Está claro, entonces, que quienes apoyen un encare conservador, poco arriesgado, “seguro” o incluso “tradicional” de la narrativa pensarán seguramente que un guion tan “complicado” (se dijo incluso que se volvían “necesarias” las explicaciones) ha fallado, que la serie debió dedicar más tiempo a “explicar” o que habría sido mejor quitar las subtramas “improcedentes”, pero lo cierto es que adoptar cierta postura alternativa se ha vuelto, desde hace ya unos cuantos años, una marca de las series más interesantes. Quizá el caso paradigmático sea Lost, serie que redefinió la narrativa televisiva y estableció claramente la posibilidad de apelar a cabos sueltos, misterios no resueltos y planteos narrativos complejos que jamás son explicados y que proponen la teorización de los fans como parte del disfrute de la serie, y que por eso fue (o es) detestada por los partidarios de una narrativa que apele a la comunicación sin fisuras con el espectador, que le ponga las cosas lo más fáciles posible y sostenga como valor fundamental el manido “contar una historia”.
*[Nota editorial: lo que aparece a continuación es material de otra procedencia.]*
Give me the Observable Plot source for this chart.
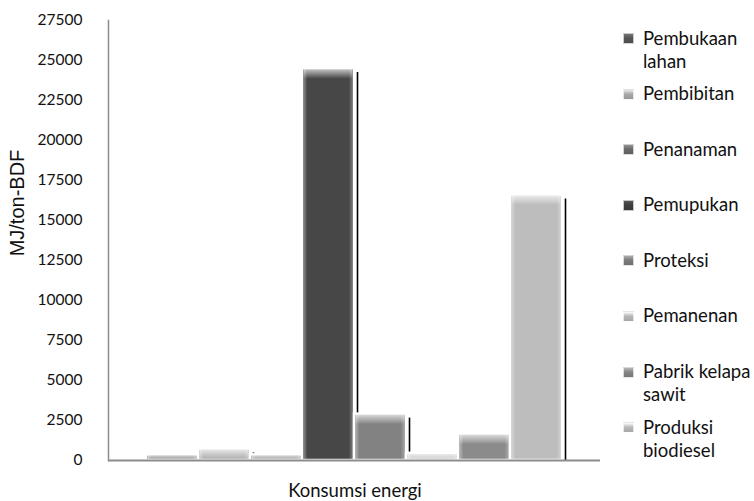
<!DOCTYPE html>
<html>
<head>
<meta charset="utf-8">
<script src="https://cdn.jsdelivr.net/npm/d3@7"></script>
<script src="https://cdn.jsdelivr.net/npm/@observablehq/plot@0.6"></script>
<style>
  html, body { margin: 0; padding: 0; background: #fff; }
  #chart { position: relative; width: 754px; height: 501px; font-family: Lato, "Open Sans", sans-serif; color: #111; overflow: hidden; }
  #chart svg { position: absolute; left: 0; top: 0; }
  .ylabel { position: absolute; left: 17px; top: 203px; transform: translate(-50%, -50%) rotate(-90deg); font-family: "Liberation Sans", Arial, sans-serif; font-size: 20px; white-space: nowrap; }
  .xlabel { position: absolute; left: 355px; top: 490px; transform: translate(-50%, -50%); font-size: 18.5px; white-space: nowrap; }
  .legend { position: absolute; left: 623px; top: 26.5px; }
  .legend .item { position: relative; height: 55.6px; }
  .legend .sw { position: absolute; left: 0; top: 6.5px; width: 11px; height: 11px; box-sizing: border-box; border: 1px solid rgba(255,255,255,0.7); }
  .legend .tx { position: absolute; left: 20px; top: 0; width: 114px; font-size: 18.5px; line-height: 23px; }
</style>
</head>
<body>
<div id="chart"></div>
<script>
// Energy consumption per stage of palm-oil biodiesel production (MJ/ton-BDF)
const categories = [
  "Pembukaan lahan", "Pembibitan", "Penanaman", "Pemupukan",
  "Proteksi", "Pemanenan", "Pabrik kelapa sawit", "Produksi biodiesel"
];
const values = [350, 720, 350, 24500, 2900, 450, 1650, 16600];
const colors = ["#555555", "#a9a9a9", "#6a6a6a", "#3d3d3d", "#7b7b7b", "#b8b8b8", "#858585", "#bababa"];
const yTicks = [0, 2500, 5000, 7500, 10000, 12500, 15000, 17500, 20000, 22500, 25000, 27500];
const groupLabel = "Konsumsi energi";
const yLabel = "MJ/ton-BDF";

const W = 754, H = 472;
const M = {top: 20, right: 154, bottom: 12, left: 108};
const xOpts = {type: "band", domain: categories, paddingInner: 0, paddingOuter: 0.73};
const bw = Plot.scale({x: {...xOpts, range: [M.left, W - M.right]}}).bandwidth;

const rows = categories.map((c, i) => ({c, v: values[i], color: colors[i]}));

// one group of marks per bar so that each bar covers the shadow of the one before it
const barMarks = rows.flatMap(r => [
  Plot.barY([r], {x: "c", y: "v", fill: "color", stroke: "white", strokeWidth: 2.5}),
  Plot.barY([r], {x: "c", y: "v", fill: "url(#sideShade)", insetLeft: 1.5, insetRight: 1.5}),
  Plot.barY([r], {x: "c", y1: "v", y2: "v", fill: "url(#topShade)", insetLeft: 1.5, insetRight: 1.5, insetTop: 1, insetBottom: -10, clip: true}),
  Plot.ruleX([r], {x: "c", y1: "v", y2: 0, dx: bw / 2 + 3, insetTop: 4, stroke: "#000", strokeWidth: 1.6})
]);

const plot = Plot.plot({
  width: W, height: H,
  marginTop: M.top, marginRight: M.right, marginBottom: M.bottom, marginLeft: M.left,
  style: {fontFamily: "Lato, 'Open Sans', sans-serif", fontSize: "15px", color: "#111", background: "transparent"},
  x: {...xOpts, axis: null},
  y: {domain: [0, 27500], axis: null},
  marks: [
    Plot.frame({anchor: "left", stroke: "#8c8c8c", strokeWidth: 1.5}),
    Plot.axisY({ticks: yTicks, tickSize: 0, tickPadding: 26, tickFormat: d => String(d), label: null, fontSize: 15.5}),
    ...barMarks,
    Plot.ruleY([0], {stroke: "#8c8c8c", strokeWidth: 2})
  ]
});

// bevel gradients used by the bar overlays
const defs = d3.select(plot).insert("defs", ":first-child");
const sideGrad = defs.append("linearGradient").attr("id", "sideShade").attr("x1", 0).attr("x2", 1).attr("y1", 0).attr("y2", 0);
[[0, 0.4], [0.08, 0.05], [0.92, 0.05], [1, 0.3]].forEach(([o, a]) =>
  sideGrad.append("stop").attr("offset", o).attr("stop-color", "#fff").attr("stop-opacity", a));
const topGrad = defs.append("linearGradient").attr("id", "topShade").attr("x1", 0).attr("x2", 0).attr("y1", 0).attr("y2", 1);
[[0, 0.7], [0.45, 0.4], [1, 0.05]].forEach(([o, a]) =>
  topGrad.append("stop").attr("offset", o).attr("stop-color", "#fff").attr("stop-opacity", a));

const chart = document.getElementById("chart");
chart.appendChild(plot);

const yl = document.createElement("div");
yl.className = "ylabel"; yl.textContent = yLabel; chart.appendChild(yl);
const xl = document.createElement("div");
xl.className = "xlabel"; xl.textContent = groupLabel; chart.appendChild(xl);

const legend = document.createElement("div");
legend.className = "legend";
rows.forEach(r => {
  const item = document.createElement("div");
  item.className = "item";
  const sw = document.createElement("div");
  sw.className = "sw";
  sw.style.background = `linear-gradient(to bottom, ${d3.color(r.color).brighter(0.9)}, ${r.color} 45%, ${d3.color(r.color).darker(0.3)})`;
  const tx = document.createElement("div");
  tx.className = "tx"; tx.textContent = r.c;
  item.appendChild(sw); item.appendChild(tx);
  legend.appendChild(item);
});
chart.appendChild(legend);
</script>
</body>
</html>
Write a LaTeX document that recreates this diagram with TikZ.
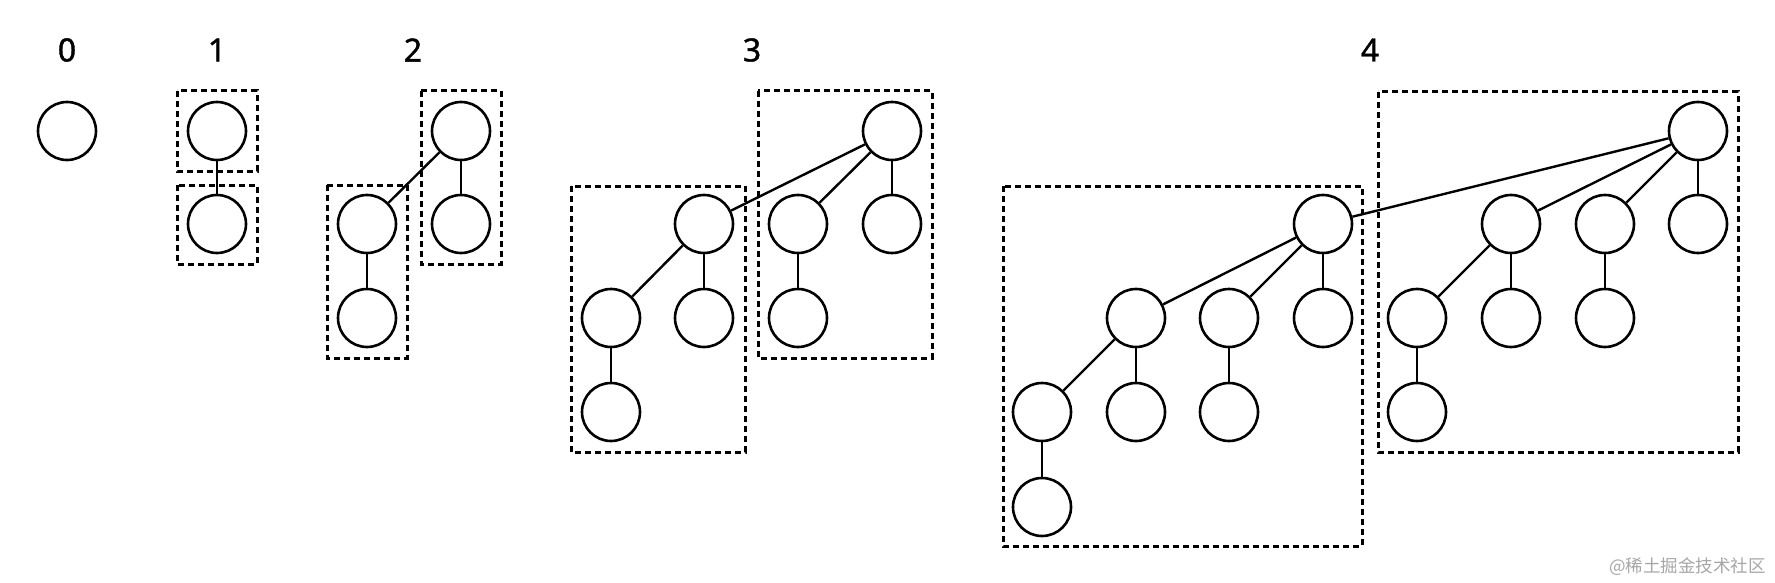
\documentclass[tikz,border=0pt]{standalone}
\usepackage{fontspec}
\setmainfont{Noto Sans}
\newfontfamily\lblfont[FakeBold=1.2]{Noto Sans}
\newfontfamily\cjkfont{Noto Sans CJK SC}
\begin{document}
\begin{tikzpicture}[x=1pt,y=-1pt,
  vtx/.style={circle,draw,line width=2.6pt,minimum size=58pt,inner sep=0pt},
  edge/.style={line width=2.4pt},
  grp/.style={draw,line width=3pt,dash pattern=on 6pt off 4pt},
  lbl/.style={font=\lblfont\fontsize{32}{38}\selectfont,inner sep=0pt}]
\useasboundingbox (0,0) rectangle (1775,583);
% labels
\node[lbl] (l0) at (67,50) {0};
\node[lbl] (l1) at (217,50) {1};
\node[lbl] (l2) at (413,50) {2};
\node[lbl] (l3) at (752,50) {3};
\node[lbl] (l4) at (1370,50) {4};
% tree 0
\node[vtx] (a0) at (67,131) {};
% tree 1
\node[vtx] (b1) at (217,131) {};
\node[vtx] (b2) at (217,224) {};
\draw[edge] (b1) -- (b2);
\draw[grp] (177,91) rectangle (257,171);
\draw[grp] (177,185) rectangle (257,264);
% tree 2
\node[vtx] (c1) at (461,131) {};
\node[vtx] (c2) at (461,224) {};
\node[vtx] (c3) at (367,224) {};
\node[vtx] (c4) at (367,318) {};
\draw[edge] (c1) -- (c2);
\draw[edge] (c1) -- (c3);
\draw[edge] (c3) -- (c4);
\draw[grp] (421,91) rectangle (501,264);
\draw[grp] (327,185) rectangle (407,358);
% tree 3
\node[vtx] (d1) at (892,131) {};
\node[vtx] (d2) at (704,224) {};
\node[vtx] (d3) at (798,224) {};
\node[vtx] (d4) at (892,224) {};
\node[vtx] (d5) at (611,318) {};
\node[vtx] (d6) at (704,318) {};
\node[vtx] (d7) at (798,318) {};
\node[vtx] (d8) at (611,412) {};
\draw[edge] (d1) -- (d2);
\draw[edge] (d1) -- (d3);
\draw[edge] (d1) -- (d4);
\draw[edge] (d2) -- (d5);
\draw[edge] (d2) -- (d6);
\draw[edge] (d3) -- (d7);
\draw[edge] (d5) -- (d8);
\draw[grp] (758,91) rectangle (932,358);
\draw[grp] (571,186) rectangle (745,452);
% tree 4
\node[vtx] (e1) at (1698,131) {};
\node[vtx] (e2) at (1323,224) {};
\node[vtx] (e3) at (1511,224) {};
\node[vtx] (e4) at (1605,224) {};
\node[vtx] (e5) at (1698,224) {};
\node[vtx] (e6) at (1136,318) {};
\node[vtx] (e7) at (1229,318) {};
\node[vtx] (e8) at (1323,318) {};
\node[vtx] (e9) at (1417,318) {};
\node[vtx] (e10) at (1511,318) {};
\node[vtx] (e11) at (1605,318) {};
\node[vtx] (e12) at (1042,412) {};
\node[vtx] (e13) at (1136,412) {};
\node[vtx] (e14) at (1229,412) {};
\node[vtx] (e15) at (1417,412) {};
\node[vtx] (e16) at (1042,507) {};
\draw[edge] (e1) -- (e2);
\draw[edge] (e1) -- (e3);
\draw[edge] (e1) -- (e4);
\draw[edge] (e1) -- (e5);
\draw[edge] (e2) -- (e6);
\draw[edge] (e2) -- (e7);
\draw[edge] (e2) -- (e8);
\draw[edge] (e3) -- (e9);
\draw[edge] (e3) -- (e10);
\draw[edge] (e4) -- (e11);
\draw[edge] (e6) -- (e12);
\draw[edge] (e6) -- (e13);
\draw[edge] (e7) -- (e14);
\draw[edge] (e9) -- (e15);
\draw[edge] (e12) -- (e16);
\draw[grp] (1378,92) rectangle (1738,452);
\draw[grp] (1003,186) rectangle (1362,546);
% watermark
\node[anchor=east,inner sep=0pt,text=black!35,font=\cjkfont\fontsize{17.5}{20}\selectfont] (wm) at (1766,567) {@稀土掘金技术社区};
\end{tikzpicture}
\end{document}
La temporada 2015 de True Detective, entonces, no cuenta “una historia”: cuenta varias, y algunas de ellas se expanden más allá de los límites de la serie. Ante algunas, los espectadores nos quedamos de este lado, mirando sin entender del todo, y con otras no sólo vemos que se alejan de nosotros sino que sentimos que nos vamos con ellas, bien lejos del punto de partida. La sensación final es, por cierto, la que se vuelve el eje, la constante de la serie: el desasosiego, la angustia, la ausencia de salidas. Y así como al final de la primera temporada la esperanza se planteaba en términos ajenos por completo al ámbito de lo humano, acá el happy ending queda por fuera de la serie; quizás esté ahí, pero, como dijo Kafka, no es para nosotros.